And here’s a second, more pervasive myth from the world of technology: technical skills are the key to success as well as life itself, and those who find themselves on the wrong side of the digital divide are doomed to lives of misery. From this it necessarily follows that computers are a panacea, that putting the right technology into the classroom and into the hands of students and faculty solves all problems. The keys to success, in other words, are interactive SMART boards, not smart teachers interacting with curious students. Instead, canned lessons are offered with PowerPoint efficiency, and students respond robotically, trying to copy everything on the slides, or clamoring for all presentations to be posted on the local server.

One “bonus” from this approach is that colleges can more easily measure (or “assess,” as they like to say) how many networked classrooms they have, how many on-line classes they teach, even how much money their professors bring in for their institutions. With these and similar metrics in hand, parents and students can be recruited or retained with authoritative-looking data: job placement rates, average starting salaries of graduates, even alumni satisfaction rates (usually best measured when the football team is winning).

A third pervasive myth — one that’s found its way from the military and business worlds into higher education — is: If it’s not quantifiable, it’s not important.

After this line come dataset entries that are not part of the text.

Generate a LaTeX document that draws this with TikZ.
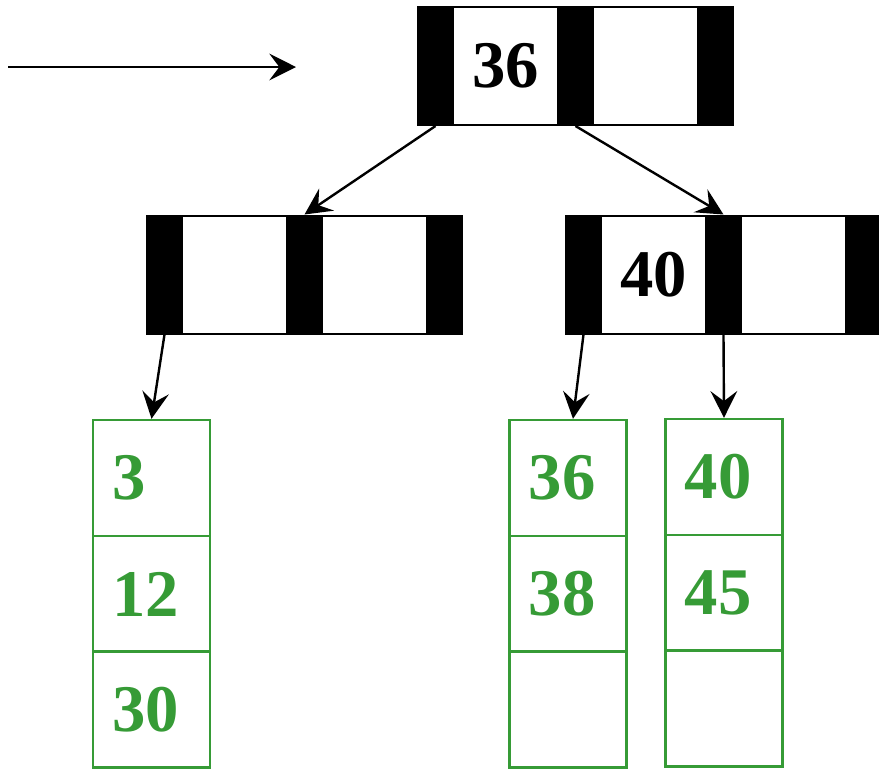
\documentclass[tikz,border=0pt]{standalone}
\usepackage{fontspec}
\setmainfont{Liberation Serif}
\usetikzlibrary{arrows.meta,positioning}
\definecolor{leafgreen}{RGB}{54,155,54}
\begin{document}
\begin{tikzpicture}[x=0.75pt, y=-0.75pt, thick]

	\tikzstyle{bar}=[rectangle, fill=black, draw=black, line width=1.5pt, minimum width=26.25pt, minimum height=88.5pt, inner sep=0pt]
	\tikzstyle{key}=[rectangle, draw=black, line width=1.5pt, minimum width=78.75pt, minimum height=88.5pt, inner sep=0pt, font=\bfseries\fontsize{50}{50}\selectfont]
	\tikzstyle{leaf}=[rectangle, draw=leafgreen, line width=1.8pt, text=leafgreen, minimum width=87.75pt, minimum height=87pt, inner xsep=14.5pt, inner ysep=0pt, text width=58.75pt, align=left, font=\bfseries\fontsize{50}{50}\selectfont]
	\tikzstyle{link}=[-{Stealth[length=20pt, width=20pt, inset=7.5pt]}, line width=1.8pt]

	\useasboundingbox (0,0) rectangle (879,769);

	% Root node
	\node[key] (tk1) at (505.5,66) {36};
	\node[key] (tk2) at (645.5,66) {};
	\node[bar] (tp0) at (435.5,66) {};
	\node[bar] (tp1) at (575.5,66) {};
	\node[bar] (tp2) at (715.5,66) {};

	% Inner nodes
	\node[key] (lk1) at (234.5,274.5) {};
	\node[key] (lk2) at (374.5,274.5) {};
	\node[bar] (lp0) at (164.5,274.5) {};
	\node[bar] (lp1) at (304.5,274.5) {};
	\node[bar] (lp2) at (444.5,274.5) {};

	\node[key] (rk1) at (653.5,274.5) {40};
	\node[key] (rk2) at (793.5,274.5) {};
	\node[bar] (rp0) at (583.5,274.5) {};
	\node[bar] (rp1) at (723.5,274.5) {};
	\node[bar] (rp2) at (863.5,274.5) {};

	% Leaves
	\node[leaf] (a1) at (151.5,478) {3};
	\node[leaf] (a2) at (151.5,594) {12};
	\node[leaf] (a3) at (151.5,709.5) {30};

	\node[leaf] (b1) at (568,478) {36};
	\node[leaf] (b2) at (568,594) {38};
	\node[leaf] (b3) at (568,709.5) {};

	\node[leaf] (c1) at (724,477) {40};
	\node[leaf] (c2) at (724,593) {45};
	\node[leaf] (c3) at (724,708.5) {};

	% Links
	\coordinate (start) at (8,67);
	\coordinate (entry) at (296,67);
	\draw[link] (start) -- (entry);

	\draw[link] (tp0.south) -- (lp1.north);
	\draw[link] (tp1.south) -- (rp1.north);

	\draw[link] (lp0.south) -- (a1.north);
	\draw[link] (rp0.south) -- ([xshift=3.75pt]b1.north);
	\draw[link] (rp1.south) -- (c1.north);
\end{tikzpicture}
\end{document}
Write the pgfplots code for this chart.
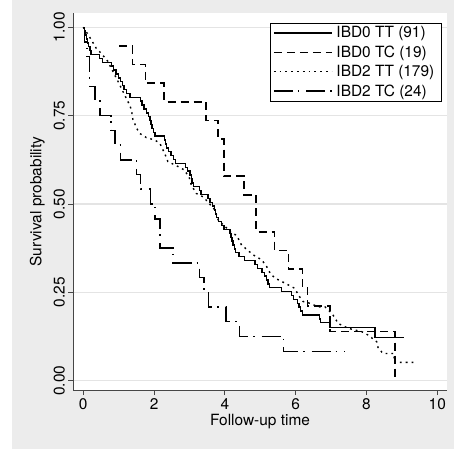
\documentclass[border=0pt]{standalone}
\usepackage{fontspec}
\setmainfont{TeX Gyre Heros}
\usepackage{pgfplots}
\pgfplotsset{compat=1.18}
\definecolor{bggray}{RGB}{236,236,236}
\definecolor{gridgray}{RGB}{228,228,228}
\definecolor{axgray}{RGB}{70,70,70}
\newcommand{\fs}{\fontsize{15.5}{18.5}\selectfont}
\begin{document}
\begin{tikzpicture}
\fill[white] (-73.3bp,-59bp) rectangle (380.7bp,390bp);
\fill[bggray] (-61.3bp,-59bp) rectangle (380.7bp,390bp);
\path[use as bounding box] (-73.3bp,-59bp) rectangle (380.7bp,390bp);
\begin{axis}[
  at={(0,0)}, anchor=south west,
  scale only axis, width=373.4bp, height=377bp,
  xmin=-0.282, xmax=10.266, ymin=-0.0263, ymax=1.0405,
  axis x line*=bottom, axis y line*=left,
  axis line style={axgray, line width=1bp},
  axis background/.style={fill=white},
  tick align=outside, major tick length=5bp,
  tick style={axgray, line width=1bp},
  xtick={0,2,4,6,8,10}, xticklabels={0,2,4,6,8,10},
  ytick={0,0.25,0.5,0.75,1}, yticklabels={0.00,0.25,0.50,0.75,1.00},
  yticklabel style={rotate=90, anchor=south},
  tick label style={font=\fs},
  ymajorgrids, grid style={gridgray, line width=1.4bp},
  xlabel={Follow-up time}, ylabel={Survival probability},
  label style={font=\fs},
  xlabel style={at={(axis description cs:0.5,-0.056)}, anchor=north},
  ylabel style={at={(axis description cs:-0.067,0.5)}, anchor=south},
  legend style={at={(1,1)}, anchor=north east, xshift=-5bp, yshift=-9.7bp,
    draw=black, line width=0.8bp, fill=white, font=\fs, row sep=3.5bp,
    nodes={inner ysep=1.5bp, inner xsep=4bp}},
  legend cell align=left,
  legend image code/.code={\draw[#1, line width=1.4bp] (0bp,0bp) -- (58bp,0bp);},
  every axis plot/.append style={line width=1.4bp, black},
]
% IBD0 TT (91)
\addplot[const plot, solid] coordinates {
(0,1) (0.03,0.989) (0.06,0.978) (0.09,0.967) (0.12,0.956) (0.15,0.945)
(0.19,0.934) (0.22,0.923) (0.45,0.912) (0.55,0.901) (0.80,0.890) (0.86,0.879)
(0.92,0.868) (1.00,0.857) (1.05,0.846) (1.10,0.835) (1.15,0.824) (1.22,0.813)
(1.32,0.802) (1.62,0.791) (1.66,0.780) (1.72,0.769) (1.78,0.758) (1.84,0.747)
(1.88,0.736) (1.91,0.725) (1.94,0.714) (1.98,0.703) (2.03,0.692) (2.30,0.681)
(2.32,0.670) (2.35,0.659) (2.40,0.648) (2.48,0.637) (2.55,0.626) (2.60,0.615)
(2.88,0.604) (2.95,0.593) (3.02,0.582) (3.05,0.571) (3.07,0.560) (3.12,0.549)
(3.28,0.538) (3.32,0.527) (3.52,0.516) (3.58,0.505) (3.65,0.494) (3.70,0.483)
(3.73,0.472) (3.77,0.461) (3.82,0.450) (3.90,0.439) (3.98,0.428) (4.15,0.417)
(4.17,0.406) (4.20,0.395) (4.23,0.384) (4.27,0.373) (4.30,0.362) (4.40,0.351)
(4.55,0.340) (4.85,0.329) (4.92,0.318) (5.05,0.307) (5.12,0.296) (5.18,0.285)
(5.22,0.274) (5.26,0.263) (5.60,0.252) (5.88,0.241) (5.94,0.230) (6.05,0.219)
(6.09,0.208) (6.13,0.197) (6.19,0.186) (6.68,0.175) (6.70,0.165) (6.97,0.151)
(8.24,0.122) (9.07,0.122)
};
\addlegendentry{IBD0 TT (91)}
% IBD0 TC (19)
\addplot[const plot, dash pattern=on 8bp off 5bp] coordinates {
(1.02,0.947) (1.39,0.895) (1.76,0.842) (2.28,0.789) (3.47,0.737) (3.81,0.684)
(3.97,0.579) (4.54,0.526) (4.88,0.421) (5.41,0.368) (5.79,0.316) (6.19,0.263)
(6.33,0.211) (6.97,0.140) (8.80,0)
};
\addlegendentry{IBD0 TC (19)}
% IBD2 TT (179)
\addplot[dash pattern=on 1.8bp off 4bp] coordinates {
(0,1) (0.08,0.988) (0.23,0.964) (0.37,0.940) (0.51,0.926) (0.70,0.903)
(0.79,0.884) (0.89,0.865) (1.03,0.837) (1.17,0.808) (1.31,0.780) (1.36,0.766)
(1.40,0.740) (1.51,0.714) (1.59,0.700) (1.78,0.688) (2.02,0.681) (2.16,0.672)
(2.30,0.643) (2.39,0.620) (2.68,0.606) (2.86,0.596) (3.00,0.573) (3.05,0.554)
(3.19,0.530) (3.39,0.520) (3.72,0.483) (3.81,0.455) (4.00,0.437) (4.19,0.417)
(4.33,0.412) (4.47,0.384) (4.80,0.356) (5.04,0.342) (5.18,0.323) (5.28,0.304)
(5.42,0.290) (5.70,0.276) (5.98,0.261) (6.07,0.243) (6.21,0.224) (6.40,0.219)
(6.64,0.209) (6.83,0.209) (6.92,0.200) (7.02,0.191) (7.11,0.177) (7.20,0.162)
(7.49,0.148) (7.86,0.139) (8.05,0.129) (8.29,0.110) (8.33,0.092) (8.47,0.077)
(8.78,0.077) (8.78,0.052) (9.42,0.052)
};
\addlegendentry{IBD2 TT (179)}
% IBD2 TC (24)
\addplot[const plot, dash pattern=on 19bp off 5bp on 1.5bp off 7bp] coordinates {
(0,1) (0.04,0.958) (0.10,0.917) (0.18,0.833) (0.33,0.792) (0.47,0.750)
(0.78,0.708) (0.90,0.667) (1.05,0.625) (1.51,0.583) (1.62,0.542) (1.90,0.500)
(2.03,0.458) (2.17,0.375) (2.54,0.333) (3.28,0.292) (3.41,0.250) (3.53,0.208)
(4.03,0.167) (4.42,0.125) (5.65,0.083) (7.39,0.083)
};
\addlegendentry{IBD2 TC (24)}
\end{axis}
\end{tikzpicture}
\end{document}
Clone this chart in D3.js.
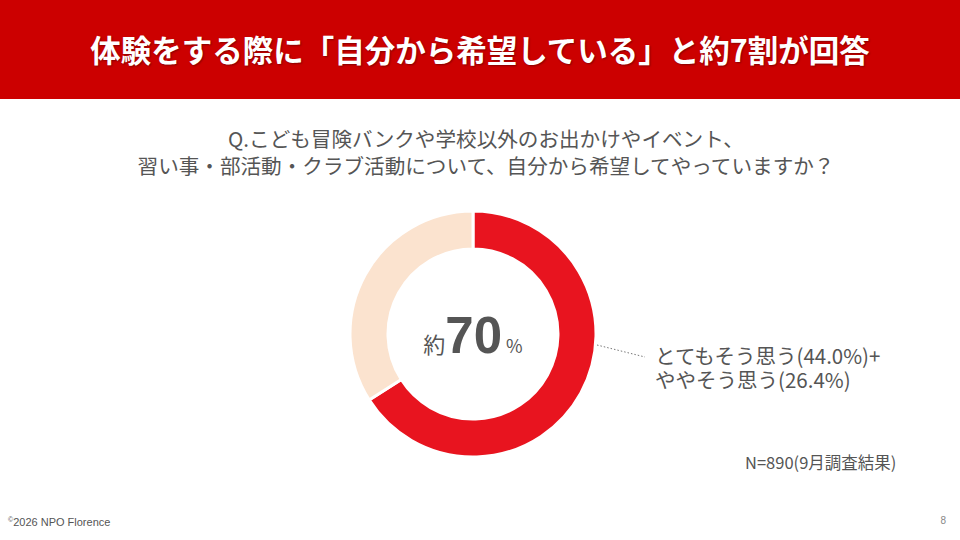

With this mindset, the old-fashioned idea that education is about molding character, forming a moral and ethical identity, or even becoming a more self-aware person, heads down the drain. After all, how could you quantify such elusive traits as assessable goals, or showcase such non-measurements in the glossy marketing brochures, glowing press releases, and gushing DVDs that compete to entice prospective students and their anxiety-ridden parents to hand over ever larger sums of money to ensure a lucrative future?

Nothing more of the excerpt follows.